What is expected
Find the lines that hold the word "matplotlib" and return them.
#### Dataset section
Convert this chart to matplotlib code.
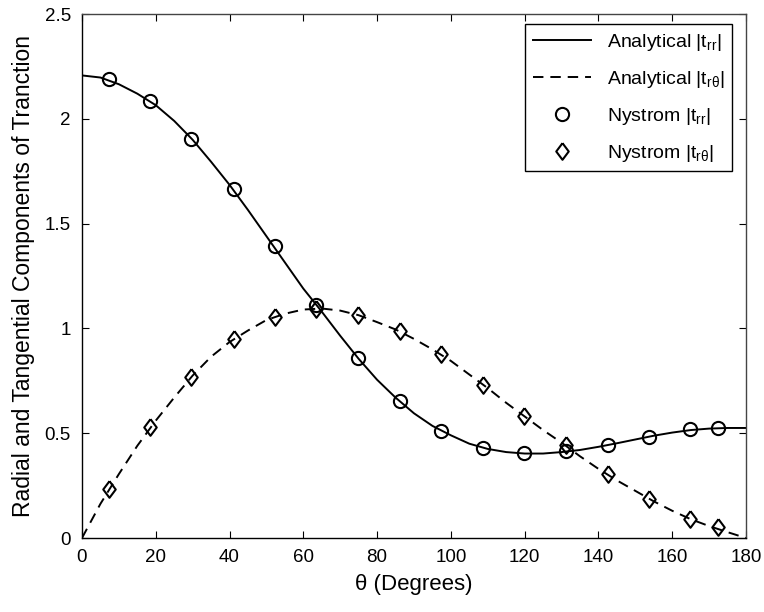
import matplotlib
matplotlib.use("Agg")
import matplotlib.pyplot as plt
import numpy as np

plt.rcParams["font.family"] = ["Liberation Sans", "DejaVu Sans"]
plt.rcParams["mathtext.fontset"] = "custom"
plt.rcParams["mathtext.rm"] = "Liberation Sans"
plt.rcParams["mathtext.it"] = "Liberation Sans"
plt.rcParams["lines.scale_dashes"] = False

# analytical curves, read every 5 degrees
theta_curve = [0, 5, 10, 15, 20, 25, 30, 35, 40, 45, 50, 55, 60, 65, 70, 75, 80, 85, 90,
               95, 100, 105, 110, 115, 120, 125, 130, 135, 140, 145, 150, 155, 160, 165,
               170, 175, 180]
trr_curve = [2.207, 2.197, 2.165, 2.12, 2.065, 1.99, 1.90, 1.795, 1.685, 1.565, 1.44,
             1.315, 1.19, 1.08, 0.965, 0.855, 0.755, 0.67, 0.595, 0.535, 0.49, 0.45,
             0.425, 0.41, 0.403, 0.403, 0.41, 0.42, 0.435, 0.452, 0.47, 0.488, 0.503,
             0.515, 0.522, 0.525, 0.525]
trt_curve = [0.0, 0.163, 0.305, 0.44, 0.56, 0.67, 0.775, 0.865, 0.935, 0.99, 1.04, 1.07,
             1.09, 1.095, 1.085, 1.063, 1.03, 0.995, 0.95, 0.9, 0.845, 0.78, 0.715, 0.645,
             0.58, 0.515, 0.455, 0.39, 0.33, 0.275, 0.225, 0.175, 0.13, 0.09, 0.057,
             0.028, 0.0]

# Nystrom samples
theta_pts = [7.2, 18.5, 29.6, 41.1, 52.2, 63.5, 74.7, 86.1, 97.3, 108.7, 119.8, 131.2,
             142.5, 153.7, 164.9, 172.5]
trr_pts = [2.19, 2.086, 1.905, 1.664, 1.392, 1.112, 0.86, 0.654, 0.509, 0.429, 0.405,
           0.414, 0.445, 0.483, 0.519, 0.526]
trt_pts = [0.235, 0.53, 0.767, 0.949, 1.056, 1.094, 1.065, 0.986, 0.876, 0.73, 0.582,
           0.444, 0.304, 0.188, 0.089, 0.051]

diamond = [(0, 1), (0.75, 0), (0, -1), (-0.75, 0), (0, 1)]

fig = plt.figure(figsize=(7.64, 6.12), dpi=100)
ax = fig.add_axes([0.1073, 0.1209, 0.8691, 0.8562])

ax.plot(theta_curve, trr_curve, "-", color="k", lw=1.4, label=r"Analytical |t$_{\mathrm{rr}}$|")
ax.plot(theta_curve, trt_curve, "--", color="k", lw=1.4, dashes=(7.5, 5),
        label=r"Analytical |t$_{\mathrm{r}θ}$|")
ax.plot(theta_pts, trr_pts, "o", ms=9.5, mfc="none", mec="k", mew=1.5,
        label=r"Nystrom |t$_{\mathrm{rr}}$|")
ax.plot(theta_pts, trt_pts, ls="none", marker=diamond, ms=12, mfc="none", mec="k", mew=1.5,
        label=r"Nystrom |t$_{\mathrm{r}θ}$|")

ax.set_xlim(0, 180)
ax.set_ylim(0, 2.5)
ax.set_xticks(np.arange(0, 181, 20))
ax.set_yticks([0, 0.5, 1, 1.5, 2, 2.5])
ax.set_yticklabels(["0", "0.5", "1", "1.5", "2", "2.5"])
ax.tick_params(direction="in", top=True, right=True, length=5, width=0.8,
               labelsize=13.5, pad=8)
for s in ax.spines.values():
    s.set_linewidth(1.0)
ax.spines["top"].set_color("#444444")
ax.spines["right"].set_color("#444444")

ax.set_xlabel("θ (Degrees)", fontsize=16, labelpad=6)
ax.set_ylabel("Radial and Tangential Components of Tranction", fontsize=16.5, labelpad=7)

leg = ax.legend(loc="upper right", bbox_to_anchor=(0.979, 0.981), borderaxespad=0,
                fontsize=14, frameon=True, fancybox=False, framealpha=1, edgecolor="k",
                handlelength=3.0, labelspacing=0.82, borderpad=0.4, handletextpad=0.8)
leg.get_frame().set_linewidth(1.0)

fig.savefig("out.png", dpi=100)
########
Solution to this exercise
Convert this chart to matplotlib code.
import matplotlib
matplotlib.use("Agg")
import matplotlib.pyplot as plt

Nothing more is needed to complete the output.